Effects of kinematic and kinetic variables on articular cartilage mechanical and biological properties

Objective: During daily activity, the knee joint experiences a range of complex joint motion and loading patterns. However, few studies have investigated the effects of combined motion and load to understand how interactions between these factors may affect articular hyaline cartilage at the tissue and cell level. Our objective was to quantify the effects of varying combinations of physiologically relevant analogs of specific knee movements and loading on cartilage mechanical and biological properties. Design: Using response surface methodology applied to an established bioreactor-indenter workflow, we quantified the effect of load (20–60N, or ∼1–3 MPa), sliding speed (1–100 mm/s) and migrating contact frequency (0.00–0.2 Hertz) on changes in cartilage stiffening ratio, cartilage deformation (i.e., surface height displacement), cell viability, histopathological score, and gene expression. All kinetic and kinematic input ranges were chosen to fall within established physiological ranges in the knee. Bioreactor testing was conducted using a ceramic counterface and a testing lubricant of culture medium.
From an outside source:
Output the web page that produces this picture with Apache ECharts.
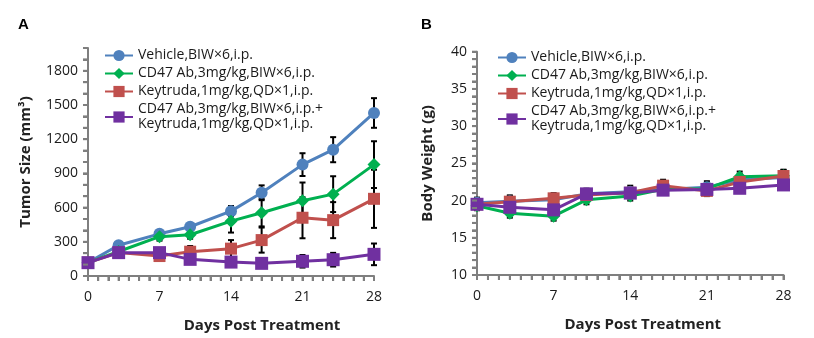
<!DOCTYPE html>
<html><head><meta charset="utf-8">
<script src="https://cdn.jsdelivr.net/npm/echarts@6/dist/echarts.min.js"></script>
<style>html,body{margin:0;padding:0;background:#fff}#c{width:814px;height:338px}</style>
</head><body><div id="c"></div>
<script>
const days = [0, 3, 7, 10, 14, 17, 21, 24, 28];
const names = ['Vehicle,BIW×6,i.p.', 'CD47 Ab,3mg/kg,BIW×6,i.p.', 'Keytruda,1mg/kg,QD×1,i.p.', 'CD47 Ab,3mg/kg,BIW×6,i.p.+\nKeytruda,1mg/kg,QD×1,i.p.'];
// Tumor size (mm3)
const tumorVehicle = [117, 270, 370, 432, 569, 730, 977, 1108, 1430];
const tumorVehicleErr = [10, 15, 15, 20, 45, 65, 100, 110, 130];
const tumorCd47 = [117, 215, 345, 362, 481, 555, 660, 718, 977];
const tumorCd47Err = [10, 20, 35, 35, 100, 120, 160, 157, 205];
const tumorKey = [117, 205, 175, 213, 240, 315, 511, 490, 677];
const tumorKeyErr = [10, 15, 20, 50, 75, 110, 180, 158, 255];
const tumorCombo = [117, 205, 205, 146, 122, 111, 129, 143, 190];
const tumorComboErr = [10, 15, 20, 25, 20, 15, 55, 60, 95];
// Body weight (g)
const bwVehicle = [19.7, 19.9, 20.1, 20.9, 21.2, 21.5, 21.8, 22.8, 23.1];
const bwVehicleErr = [0.7, 0.8, 0.7, 0.7, 0.8, 0.6, 0.8, 0.8, 0.9];
const bwCd47 = [19.3, 18.3, 17.9, 20.1, 20.6, 21.5, 21.6, 23.2, 23.35];
const bwCd47Err = [0.6, 0.6, 0.6, 0.6, 0.6, 0.6, 0.6, 0.7, 0.8];
const bwKey = [19.5, 19.85, 20.3, 20.75, 21.05, 22.0, 21.3, 22.5, 23.3];
const bwKeyErr = [0.6, 0.7, 0.7, 0.6, 0.7, 0.8, 0.7, 0.7, 0.8];
const bwCombo = [19.5, 19.1, 18.75, 20.9, 21.0, 21.4, 21.5, 21.65, 22.1];
const bwComboErr = [0.6, 0.6, 0.6, 0.6, 0.6, 0.6, 0.6, 0.6, 0.6];
// Axis ranges, tick steps (minor) and label steps (major)
const xRange = [0, 28], xMajor = 7, xMinor = 1;
const tumorRange = [0, 2000], tumorMajor = 300, tumorMinor = 100;
const bwRange = [10, 40], bwMajor = 5, bwMinor = 1;

const colors = ['#4F81BD', '#00B050', '#C0504D', '#7030A0'];
const symbols = ['circle', 'diamond', 'rect', 'rect'];
const symSizes = [12, 13, 12, 13];
const FONT = "Segoe UI, Open Sans, Noto Sans, sans-serif";
const AXC = '#7f7f7f';

function pts(v){ return days.map((d,i)=>[d, v[i]]); }
function errPts(v,e){ return days.map((d,i)=>[d, v[i]-e[i], v[i]+e[i]]); }
function steps(r, s){ const out=[]; for (let k=0; r[0]+k*s <= r[1]+1e-9; k++) out.push(+(r[0]+k*s).toFixed(6)); return out; }
function errRender(params, api){
  const x = api.value(0), lo = api.value(1), hi = api.value(2);
  const a = api.coord([x, hi]), b = api.coord([x, lo]);
  const w = 3, st = {stroke:'#000', lineWidth:2};
  return {type:'group', children:[
    {type:'line', shape:{x1:a[0],y1:a[1],x2:b[0],y2:b[1]}, style:st},
    {type:'line', shape:{x1:a[0]-w,y1:a[1],x2:a[0]+w,y2:a[1]}, style:st},
    {type:'line', shape:{x1:b[0]-w,y1:b[1],x2:b[0]+w,y2:b[1]}, style:st}
  ]};
}
function stepFmt(step, max){
  return function(v){
    if (max !== undefined && v > max) return '';
    return (Math.abs(v/step - Math.round(v/step)) < 1e-6) ? String(v) : '';
  };
}
function mkAxis(type, grid, range, minor, major, nameText, nameGap, margin, pad){
  return {type:'value', gridIndex:grid, min:range[0], max:range[1], interval:minor,
    axisLine:{show:true, lineStyle:{color:AXC, width:2}},
    axisTick:{show:true, length:5, lineStyle:{color:AXC, width:2}},
    splitLine:{show:false},
    axisLabel:{show:true, margin:margin, color:'#1a1a1a', fontSize:14, fontFamily:FONT,
      formatter:stepFmt(major, type === 'tumor' ? 1800 : undefined)},
    name:nameText, nameLocation:'middle', nameGap:nameGap,
    nameTextStyle:{color:'#222', fontSize:15, fontWeight:'bold', fontFamily:FONT, padding:[0,0,0,pad||0]}};
}
const tumorSets = [[tumorVehicle,tumorVehicleErr],[tumorCd47,tumorCd47Err],[tumorKey,tumorKeyErr],[tumorCombo,tumorComboErr]];
const bwSets = [[bwVehicle,bwVehicleErr],[bwCd47,bwCd47Err],[bwKey,bwKeyErr],[bwCombo,bwComboErr]];
const series = [];
[tumorSets, bwSets].forEach((sets, g)=>{
  sets.forEach((s,i)=>{
    series.push({type:'custom', xAxisIndex:g, yAxisIndex:g, renderItem:errRender, data:errPts(s[0],s[1]), z:1});
  });
  sets.forEach((s,i)=>{
    series.push({type:'line', name:names[i], xAxisIndex:g, yAxisIndex:g, data:pts(s[0]),
      color:colors[i], symbol:symbols[i], symbolSize:symSizes[i], showAllSymbol:true,
      lineStyle:{width:3, color:colors[i]}, itemStyle:{color:colors[i]}, z:2+i});
  });
});
function legend(left, top){
  return {orient:'vertical', left:left, top:top, itemWidth:28, itemHeight:14, itemGap:3,
    data:names, textStyle:{color:'#1a1a1a', fontSize:14, fontFamily:FONT, lineHeight:15}};
}
const panelLabels = [
  {type:'text', left:18, top:17, style:{text:'A', font:"bold 15px sans-serif", fill:'#000'}},
  {type:'text', left:421, top:17, style:{text:'B', font:"bold 15px sans-serif", fill:'#000'}}
];
const chart = echarts.init(document.getElementById('c'), null, {renderer:'canvas'});
chart.setOption({
  animation:false, backgroundColor:'#fff',
  grid:[{left:88, width:286, top:48, height:229},
        {left:477, width:306.5, top:51.7, height:223.3}],
  xAxis:[mkAxis('x', 0, xRange, xMinor, xMajor, 'Days Post Treatment', 42, 14, 62),
         mkAxis('x', 1, xRange, xMinor, xMajor, 'Days Post Treatment', 42, 14, 25)],
  yAxis:[mkAxis('tumor', 0, tumorRange, tumorMinor, tumorMajor, 'Tumor Size (mm³)', 55, 10),
         mkAxis('bw', 1, bwRange, bwMinor, bwMajor, 'Body Weight (g)', 42, 10)],
  legend:[legend(99,43), legend(492,45)],
  graphic:panelLabels,
  series:series
});
// Tick marks placed through the chart's own axis scales (fallback in case axis ticks are not drawn)
try {
  const tickEls = [];
  const yRanges = [[tumorRange, tumorMinor], [bwRange, bwMinor]];
  [0, 1].forEach(g => {
    const yr = yRanges[g][0];
    steps(xRange, xMinor).forEach(v => {
      const p = chart.convertToPixel({gridIndex:g}, [v, yr[0]]);
      tickEls.push({type:'line', z:10, silent:true, shape:{x1:p[0], y1:p[1], x2:p[0], y2:p[1]+5}, style:{stroke:AXC, lineWidth:2}});
    });
    steps(yr, yRanges[g][1]).forEach(v => {
      const p = chart.convertToPixel({gridIndex:g}, [xRange[0], v]);
      tickEls.push({type:'line', z:10, silent:true, shape:{x1:p[0]-5, y1:p[1], x2:p[0], y2:p[1]}, style:{stroke:AXC, lineWidth:2}});
    });
  });
  chart.setOption({graphic: panelLabels.concat(tickEls)});
} catch (e) {}
</script></body></html>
Results: Cartilage stiffening ratio increased after loading – the magnitude of the change was affected by load and sliding speed. Minimum cartilage deformation occurred at low load and high sliding speed. Superficial cell death was driven by an interaction of load and sliding speed, with the highest percentages of cell death at high loads. No terms were observed to have significant effects on histopathological score. Conclusions: Our findings provide a better understanding of how kinematic and kinetic factors modulate cartilage responses at the matrix and the cell level, by quantifying the cartilage response using physiological input parameters.